CHE COSA PARLIAMO A FARE DI CODICE ROSSO CONTRO LA VIOLENZA SULLE DONNE

Ha adescato una giovane con una scusa, l’ha sequestrata e violentata per ore, minacciandola di morte per indurla a stare zitta e non denunciare. La ragazza, però, non si è fatta intimorire e una volta libera l’ha immediatamente denunciato, l’ha riconosciuto dalle foto segnalatiche e l’ha fatto arrestare. Il suo aguzzino si chiama Sergio Palumbo, un 26enne vittoriese che gli inquirenti conoscono bene perche già in precedenza aveva commesso lo stesso tipo di reato. Già, perché il 26enne Palumbo nel 2018 era stato condannato in primo grado per sequestro, violenza e rapina a 4 anni e otto mesi.
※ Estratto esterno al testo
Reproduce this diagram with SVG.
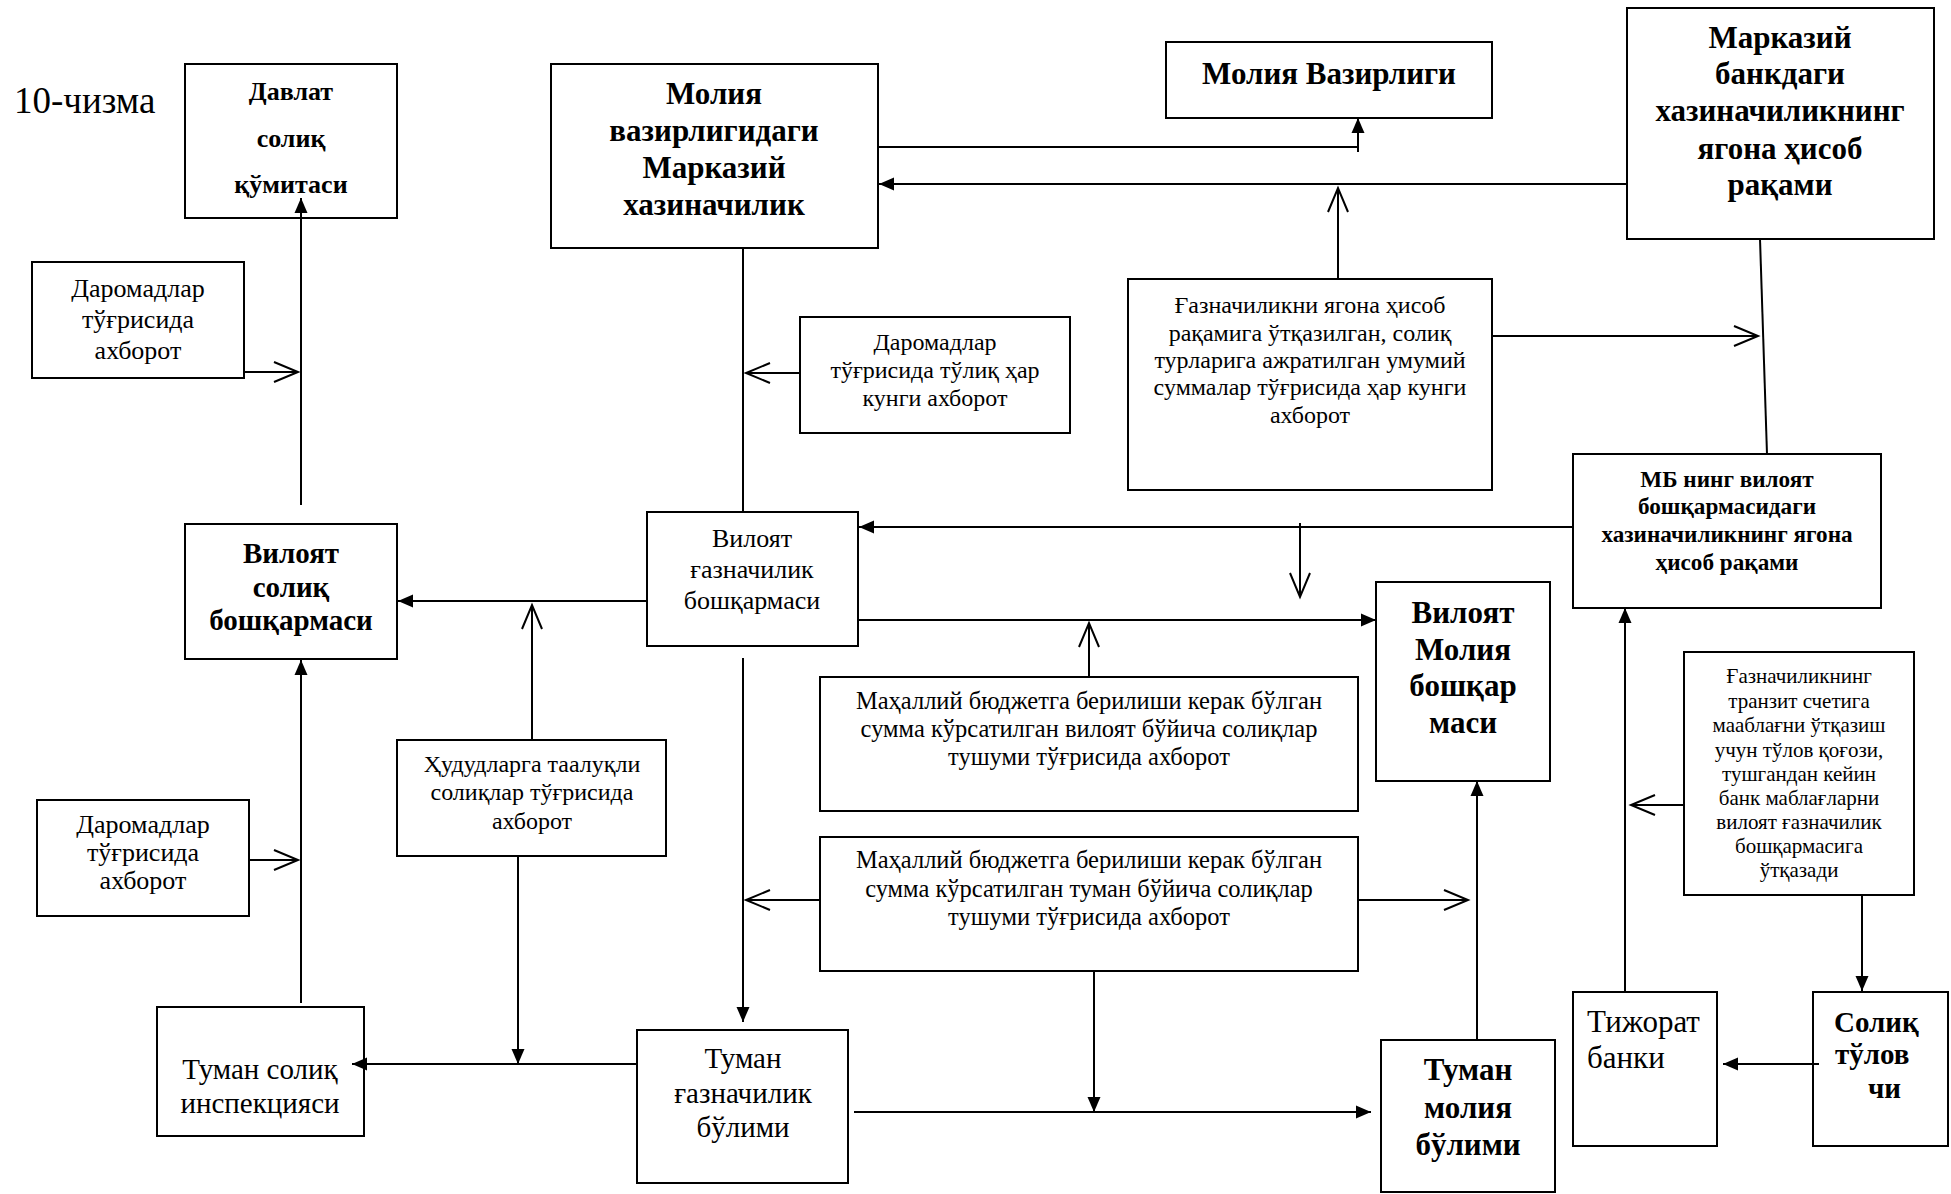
<svg xmlns="http://www.w3.org/2000/svg" width="1951" height="1194" viewBox="0 0 1951 1194">
<style>
.box{fill:#fff;stroke:#000;stroke-width:2}
.t{font-family:"Liberation Serif","Times New Roman",serif;fill:#000;text-anchor:middle}
.b{font-weight:bold}
.c line{stroke:#000;stroke-width:2;fill:none}
.fa{marker-end:url(#fa)}
.oa{marker-end:url(#oa)}
</style>
<defs>
<marker id="fa" markerUnits="userSpaceOnUse" markerWidth="16" markerHeight="14" refX="15" refY="6.5" orient="auto" overflow="visible"><path d="M0,0 L15,6.5 L0,13 z" fill="#000"/></marker>
<marker id="oa" markerUnits="userSpaceOnUse" markerWidth="26" markerHeight="22" refX="24" refY="10" orient="auto" overflow="visible"><path d="M0,0 L24,10 L0,20" fill="none" stroke="#000" stroke-width="2"/></marker>
</defs>
<rect width="1951" height="1194" fill="#fff"/>
<text x="14" y="113" font-family="Liberation Serif, serif" font-size="37">10-чизма</text>

<g id="davlat">
<rect class="box" x="185" y="64" width="212" height="154"/>
<text class="t b" font-size="26"><tspan x="291" y="100">Давлат</tspan><tspan x="291" y="147">солиқ</tspan><tspan x="291" y="193">қўмитаси</tspan></text>
</g>

<g id="daromad1">
<rect class="box" x="32" y="262" width="212" height="116"/>
<text class="t" font-size="26"><tspan x="138" y="297">Даромадлар</tspan><tspan x="138" y="328">тўғрисида</tspan><tspan x="138" y="359">ахборот</tspan></text>
</g>

<g id="markaziy-xaz">
<rect class="box" x="551" y="64" width="327" height="184"/>
<text class="t b" font-size="31"><tspan x="714" y="104">Молия</tspan><tspan x="714" y="141">вазирлигидаги</tspan><tspan x="714" y="178">Марказий</tspan><tspan x="714" y="215">хазиначилик</tspan></text>
</g>

<g id="moliya-vaz">
<rect class="box" x="1166" y="42" width="326" height="76"/>
<text class="t b" font-size="31" x="1329" y="84">Молия Вазирлиги</text>
</g>

<g id="markaziy-bank">
<rect class="box" x="1627" y="8" width="307" height="231"/>
<text class="t b" font-size="31"><tspan x="1780" y="48">Марказий</tspan><tspan x="1780" y="84">банкдаги</tspan><tspan x="1780" y="121">хазиначиликнинг</tspan><tspan x="1780" y="159">ягона ҳисоб</tspan><tspan x="1780" y="195">рақами</tspan></text>
</g>

<g id="gaznachilikni">
<rect class="box" x="1128" y="279" width="364" height="211"/>
<text class="t" font-size="24"><tspan x="1310" y="313">Ғазначиликни ягона ҳисоб</tspan><tspan x="1310" y="341">рақамига ўтқазилган, солиқ</tspan><tspan x="1310" y="368">турларига ажратилган умумий</tspan><tspan x="1310" y="395">суммалар тўғрисида ҳар кунги</tspan><tspan x="1310" y="423">ахборот</tspan></text>
</g>

<g id="daromad-tuliq">
<rect class="box" x="800" y="317" width="270" height="116"/>
<text class="t" font-size="24"><tspan x="935" y="350">Даромадлар</tspan><tspan x="935" y="378">тўғрисида тўлиқ ҳар</tspan><tspan x="935" y="406">кунги ахборот</tspan></text>
</g>

<g id="viloyat-gazn">
<rect class="box" x="647" y="512" width="211" height="134"/>
<text class="t" font-size="26"><tspan x="752" y="547">Вилоят</tspan><tspan x="752" y="578">ғазначилик</tspan><tspan x="752" y="609">бошқармаси</tspan></text>
</g>

<g id="viloyat-soliq">
<rect class="box" x="185" y="524" width="212" height="135"/>
<text class="t b" font-size="29"><tspan x="291" y="563">Вилоят</tspan><tspan x="291" y="597">солиқ</tspan><tspan x="291" y="630">бошқармаси</tspan></text>
</g>

<g id="mb-viloyat">
<rect class="box" x="1573" y="454" width="308" height="154"/>
<text class="t b" font-size="23.2"><tspan x="1727" y="487">МБ нинг вилоят</tspan><tspan x="1727" y="514">бошқармасидаги</tspan><tspan x="1727" y="542">хазиначиликнинг ягона</tspan><tspan x="1727" y="570">ҳисоб рақами</tspan></text>
</g>

<g id="hududlar">
<rect class="box" x="397" y="740" width="269" height="116"/>
<text class="t" font-size="24"><tspan x="532" y="772">Ҳудудларга таалуқли</tspan><tspan x="532" y="800">солиқлар тўғрисида</tspan><tspan x="532" y="829">ахборот</tspan></text>
</g>

<g id="mahalliy-viloyat">
<rect class="box" x="820" y="677" width="538" height="134"/>
<text class="t" font-size="24.5"><tspan x="1089" y="709">Маҳаллий бюджетга берилиши керак бўлган</tspan><tspan x="1089" y="737">сумма кўрсатилган вилоят бўйича солиқлар</tspan><tspan x="1089" y="765">тушуми тўғрисида ахборот</tspan></text>
</g>

<g id="viloyat-moliya">
<rect class="box" x="1376" y="582" width="174" height="199"/>
<text class="t b" font-size="31"><tspan x="1463" y="623">Вилоят</tspan><tspan x="1463" y="660">Молия</tspan><tspan x="1463" y="696">бошқар</tspan><tspan x="1463" y="733">маси</tspan></text>
</g>

<g id="transit">
<rect class="box" x="1684" y="652" width="230" height="243"/>
<text class="t" font-size="21"><tspan x="1799" y="683">Ғазначиликнинг</tspan><tspan x="1799" y="708">транзит счетига</tspan><tspan x="1799" y="732">мааблағни ўтқазиш</tspan><tspan x="1799" y="757">учун тўлов қоғози,</tspan><tspan x="1799" y="781">тушгандан кейин</tspan><tspan x="1799" y="805">банк маблағларни</tspan><tspan x="1799" y="829">вилоят ғазначилик</tspan><tspan x="1799" y="853">бошқармасига</tspan><tspan x="1799" y="877">ўтқазади</tspan></text>
</g>

<g id="daromad2">
<rect class="box" x="37" y="800" width="212" height="116"/>
<text class="t" font-size="26"><tspan x="143" y="833">Даромадлар</tspan><tspan x="143" y="861">тўғрисида</tspan><tspan x="143" y="889">ахборот</tspan></text>
</g>

<g id="mahalliy-tuman">
<rect class="box" x="820" y="837" width="538" height="134"/>
<text class="t" font-size="24.5"><tspan x="1089" y="868">Маҳаллий бюджетга берилиши керак бўлган</tspan><tspan x="1089" y="897">сумма кўрсатилган туман бўйича солиқлар</tspan><tspan x="1089" y="925">тушуми тўғрисида ахборот</tspan></text>
</g>

<g id="tuman-soliq">
<rect class="box" x="157" y="1007" width="207" height="129"/>
<text class="t" font-size="29"><tspan x="260" y="1079">Туман солиқ</tspan><tspan x="260" y="1113">инспекцияси</tspan></text>
</g>

<g id="tuman-gazn">
<rect class="box" x="637" y="1030" width="211" height="153"/>
<text class="t" font-size="29"><tspan x="743" y="1068">Туман</tspan><tspan x="743" y="1103">ғазначилик</tspan><tspan x="743" y="1137">бўлими</tspan></text>
</g>

<g id="tuman-moliya">
<rect class="box" x="1381" y="1040" width="174" height="152"/>
<text class="t b" font-size="31"><tspan x="1468" y="1080">Туман</tspan><tspan x="1468" y="1118">молия</tspan><tspan x="1468" y="1155">бўлими</tspan></text>
</g>

<g id="tijorat">
<rect class="box" x="1573" y="992" width="144" height="154"/>
<text class="t" font-size="31" style="text-anchor:start"><tspan x="1587" y="1032">Тижорат</tspan><tspan x="1587" y="1068">банки</tspan></text>
</g>

<g id="soliq-tulovchi">
<rect class="box" x="1813" y="992" width="135" height="154"/>
<text class="t b" font-size="29" style="text-anchor:start"><tspan x="1834" y="1032">Солиқ</tspan><tspan x="1835" y="1064">тўлов</tspan><tspan x="1868" y="1098">чи</tspan></text>
</g>

<g class="c" id="connectors">
<line class="fa" x1="301" y1="505" x2="301" y2="198"/>
<line class="oa" x1="244" y1="372" x2="298" y2="372"/>
<line x1="878" y1="147" x2="1358" y2="147"/>
<line class="fa" x1="1358" y1="152" x2="1358" y2="118"/>
<line class="fa" x1="1627" y1="184" x2="879" y2="184"/>
<line x1="1760" y1="239" x2="1767" y2="454"/>
<line class="oa" x1="1338" y1="279" x2="1338" y2="188"/>
<line class="oa" x1="1492" y1="336" x2="1758" y2="336"/>
<line class="oa" x1="800" y1="373" x2="746" y2="373"/>
<line x1="743" y1="248" x2="743" y2="512"/>
<line class="fa" x1="647" y1="601" x2="398" y2="601"/>
<line class="fa" x1="1573" y1="527" x2="859" y2="527"/>
<line class="oa" x1="1300" y1="523" x2="1300" y2="597"/>
<line class="fa" x1="858" y1="620" x2="1376" y2="620"/>
<line class="oa" x1="1089" y1="677" x2="1089" y2="623"/>
<line class="fa" x1="301" y1="1003" x2="301" y2="660"/>
<line class="oa" x1="532" y1="740" x2="532" y2="605"/>
<line class="fa" x1="518" y1="856" x2="518" y2="1064"/>
<line class="oa" x1="249" y1="860" x2="298" y2="860"/>
<line class="fa" x1="637" y1="1064" x2="352" y2="1064"/>
<line class="fa" x1="743" y1="658" x2="743" y2="1022"/>
<line class="fa" x1="854" y1="1112" x2="1371" y2="1112"/>
<line class="fa" x1="1094" y1="971" x2="1094" y2="1112"/>
<line class="oa" x1="820" y1="900" x2="746" y2="900"/>
<line class="oa" x1="1358" y1="900" x2="1468" y2="900"/>
<line class="fa" x1="1477" y1="1040" x2="1477" y2="781"/>
<line class="oa" x1="1684" y1="805" x2="1631" y2="805"/>
<line class="fa" x1="1862" y1="895" x2="1862" y2="991"/>
<line class="fa" x1="1625" y1="992" x2="1625" y2="608"/>
<line class="fa" x1="1819" y1="1064" x2="1723" y2="1064"/>
</g>
</svg>
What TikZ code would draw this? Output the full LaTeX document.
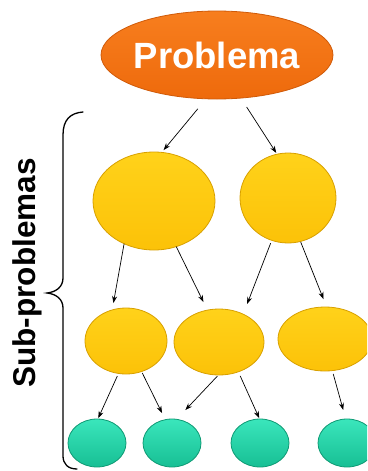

In carcere ha passato 4 giorni, poi la misura cautelare è stata convertita agli arresti domiciliari e successivamente in obbligo di dimora. Sorge spontanea una domanda: che cosa parliamo a fare di codice rosso contro la violenza sulle donne se nemmeno di fronte a una condanna per sequestro di persona, stupro e rapina questi soggetti vengono realmente assicurati alla giustizia? E com’è possibile che una persona così pericolosa e che ha commesso reati contro la persona di una tale violenza sia libero di girare ovunque senza i necessari e dovuti controlli? Che cos’è che non funziona nel nostro sistema? Perché che qualcosa non funzioni è evidente a chiunque.